** START OF Data section **
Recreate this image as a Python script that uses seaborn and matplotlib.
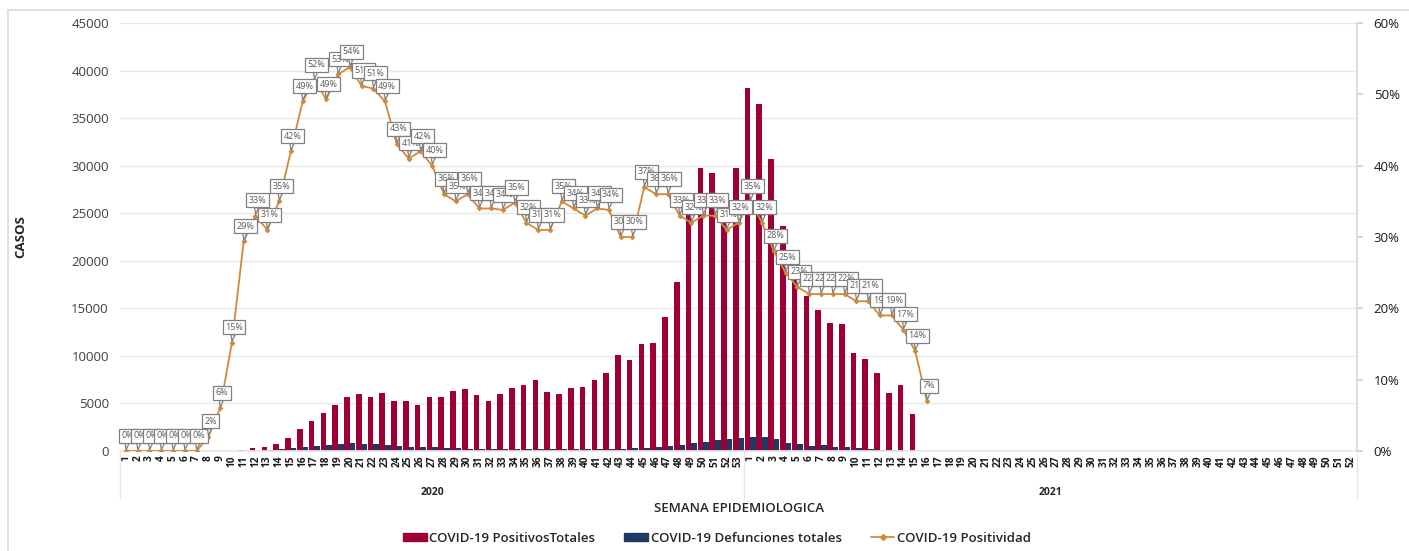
import numpy as np
import pandas as pd
import seaborn as sns
import matplotlib.pyplot as plt
from matplotlib.lines import Line2D
from matplotlib.patches import Patch, Rectangle
import matplotlib.transforms as mtransforms
from matplotlib.ticker import PercentFormatter

# epidemiological weeks (2020 has 53, 2021 has 52)
semanas_2020 = [str(s) for s in range(1, 54)]
semanas_2021 = [str(s) for s in range(1, 53)]

# weekly positive cases, 2020 then 2021
positivos_2020 = [0, 0, 0, 0, 0, 0, 0, 0, 0, 0,
                  150, 280, 420, 700, 1330, 2280, 3190, 4000, 4870, 5710,
                  5990, 5710, 6100, 5220, 5250, 4800, 5710, 5640, 6340, 6480,
                  5850, 5260, 6030, 6660, 6970, 7470, 6170, 5990, 6620, 6760,
                  7430, 8240, 10130, 9570, 11220, 11390, 14060, 17740, 25500, 29760,
                  29180, 25500, 29760]
positivos_2021 = [38130, 36490, 30700, 23660, 19000, 16300, 14870, 13500, 13400, 10270,
                  9680, 8200, 6100, 6940, 3860] + [0] * 37

# weekly deaths
defunciones_2020 = [0, 0, 0, 0, 0, 0, 0, 0, 0, 0,
                    0, 0, 80, 200, 280, 420, 530, 670, 700, 880,
                    700, 700, 670, 490, 420, 385, 385, 280, 280, 250,
                    250, 230, 220, 220, 220, 230, 220, 210, 200, 200,
                    220, 230, 260, 300, 350, 420, 530, 630, 880, 980,
                    1120, 1260, 1370]
defunciones_2021 = [1500, 1510, 1230, 880, 740, 560, 630, 420, 420, 315,
                    250, 140, 100, 50, 0] + [0] * 37

# positivity rate
positividad_2020 = [0, 0, 0, 0, 0, 0, 0, 0.02, 0.06, 0.152,
                    0.294, 0.33, 0.31, 0.35, 0.42, 0.49, 0.52, 0.493, 0.528, 0.538,
                    0.512, 0.508, 0.49, 0.43, 0.41, 0.42, 0.40, 0.36, 0.35, 0.36,
                    0.34, 0.34, 0.338, 0.348, 0.32, 0.31, 0.31, 0.35, 0.34, 0.33,
                    0.34, 0.338, 0.30, 0.30, 0.37, 0.36, 0.36, 0.33, 0.32, 0.33,
                    0.33, 0.31, 0.32]
positividad_2021 = [0.35, 0.32, 0.28, 0.25, 0.23, 0.22, 0.22, 0.22, 0.22, 0.21,
                    0.21, 0.19, 0.19, 0.17, 0.14, 0.07]

etiquetas = semanas_2020 + semanas_2021
n = len(etiquetas)
pos = list(range(n))

c_pos = '#9C0036'
c_def = '#203864'
c_lin = '#D3893A'

df = pd.DataFrame({
    'pos': pos * 2,
    'valor': positivos_2020 + positivos_2021 + defunciones_2020 + defunciones_2021,
    'serie': ['COVID-19 PositivosTotales'] * n + ['COVID-19 Defunciones totales'] * n,
})
pos_df = pd.DataFrame({
    'pos': pos[:len(positividad_2020) + len(positividad_2021)],
    'positividad': positividad_2020 + positividad_2021,
})

sns.set_theme(style='white')
plt.rcParams['font.family'] = ['Open Sans', 'DejaVu Sans']

fig = plt.figure(figsize=(14.09, 5.51), dpi=100)
ax = fig.add_axes([120 / 1409, 1 - 451 / 551, (1357 - 120) / 1409, (451 - 23) / 551])

sns.barplot(data=df, x='pos', y='valor', hue='serie', order=pos,
            palette=[c_pos, c_def], width=0.95, dodge=True, saturation=1,
            linewidth=0, edgecolor='none', ax=ax, legend=False)
ax.set_xlim(-0.5, n - 0.5)
ax.set_ylim(0, 45000)
ax.set_yticks(range(0, 45001, 5000))
ax.tick_params(axis='y', labelsize=9.5, colors='#404040', length=0, pad=8)
ax.yaxis.grid(True, color='#E8E8E8', lw=1)
ax.set_axisbelow(True)
ax.set_xticks(pos)
ax.set_xticklabels(etiquetas, rotation=90, fontsize=7.3, fontweight='bold', color='#1a1a1a')
ax.tick_params(axis='x', length=0, pad=3)
for s in ['top', 'left', 'right']:
    ax.spines[s].set_visible(False)
ax.spines['bottom'].set_color('#E8E8E8')
ax.set_xlabel('')
ax.set_ylabel('CASOS', fontsize=9.5, fontweight='bold')
ax.yaxis.set_label_coords((27 - 120) / 1237, 0.5)

ax2 = ax.twinx()
sns.lineplot(data=pos_df, x='pos', y='positividad', color=c_lin, lw=1.3,
             marker='D', markersize=3, markeredgewidth=0, ax=ax2)
ax2.set_ylim(0, 0.6)
ax2.set_yticks(np.arange(0, 0.61, 0.1))
ax2.yaxis.set_major_formatter(PercentFormatter(1.0, decimals=0))
ax2.tick_params(axis='y', labelsize=9.5, colors='#1a1a1a', length=4, color='#D0D0D0', pad=8)
ax2.set_ylabel('')
ax2.set_xlabel('')
for s in ['top', 'left', 'bottom']:
    ax2.spines[s].set_visible(False)
ax2.spines['right'].set_color('#D9D9D9')
ax2.spines['right'].set_bounds(0, 0.6)

for x, v in zip(pos_df['pos'], pos_df['positividad']):
    ax2.annotate(f'{v:.0%}', xy=(x, v), xytext=(1.5, 11), textcoords='offset points',
                 ha='center', va='center', fontsize=6.5, color='#595959',
                 bbox=dict(boxstyle='square,pad=0.28', fc='white', ec='#808080', lw=0.9),
                 arrowprops=dict(arrowstyle='wedge,tail_width=0.45', fc='white',
                                 ec='#808080', lw=0.9, shrinkA=0, shrinkB=1))

# category group labels under the axis
trans = mtransforms.blended_transform_factory(ax.transData, ax.transAxes)
for xb in [-0.5, len(semanas_2020) - 0.5, n - 0.5]:
    ax.plot([xb, xb], [0, -0.11], transform=trans, color='#E6E6E6', lw=1, clip_on=False)
ax.text((len(semanas_2020) - 1) / 2, -0.097, '2020', transform=trans, ha='center',
        va='center', fontsize=7.5, fontweight='bold')
ax.text(len(semanas_2020) + (len(semanas_2021) - 1) / 2, -0.097, '2021', transform=trans,
        ha='center', va='center', fontsize=7.5, fontweight='bold')
fig.text(739 / 1409, 1 - 509 / 551, 'SEMANA EPIDEMIOLOGICA', ha='center', va='center',
         fontsize=9.5, fontweight='semibold')

handles = [Patch(color=c_pos), Patch(color=c_def),
           Line2D([], [], color=c_lin, marker='D', markersize=3, lw=1.3)]
fig.legend(handles, ['COVID-19 PositivosTotales', 'COVID-19 Defunciones totales',
                     'COVID-19 Positividad'],
           loc='center', bbox_to_anchor=(717 / 1409, 1 - 538 / 551), ncol=3,
           frameon=False, handlelength=1.8, handleheight=0.6,
           handletextpad=0.2, columnspacing=2.2,
           prop={'weight': 'semibold', 'size': 9.5})

fig.patches.append(Rectangle((8 / 1409, -0.02), 1.02, 1.02 - 10 / 551,
                             transform=fig.transFigure, fill=False,
                             ec='#D9D9D9', lw=1.2))

fig.savefig('out.png', dpi=100)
** END OF Data section **
Brief:
Return only the lines running from the top of the data to the line that holds "from matplotlib.ticker import". Include both of those lines, but skip the pictures.

Solution to the exercise:
Recreate this image as a Python script that uses seaborn and matplotlib.
import numpy as np
import pandas as pd
import seaborn as sns
import matplotlib.pyplot as plt
from matplotlib.lines import Line2D
from matplotlib.patches import Patch, Rectangle
import matplotlib.transforms as mtransforms
from matplotlib.ticker import PercentFormatter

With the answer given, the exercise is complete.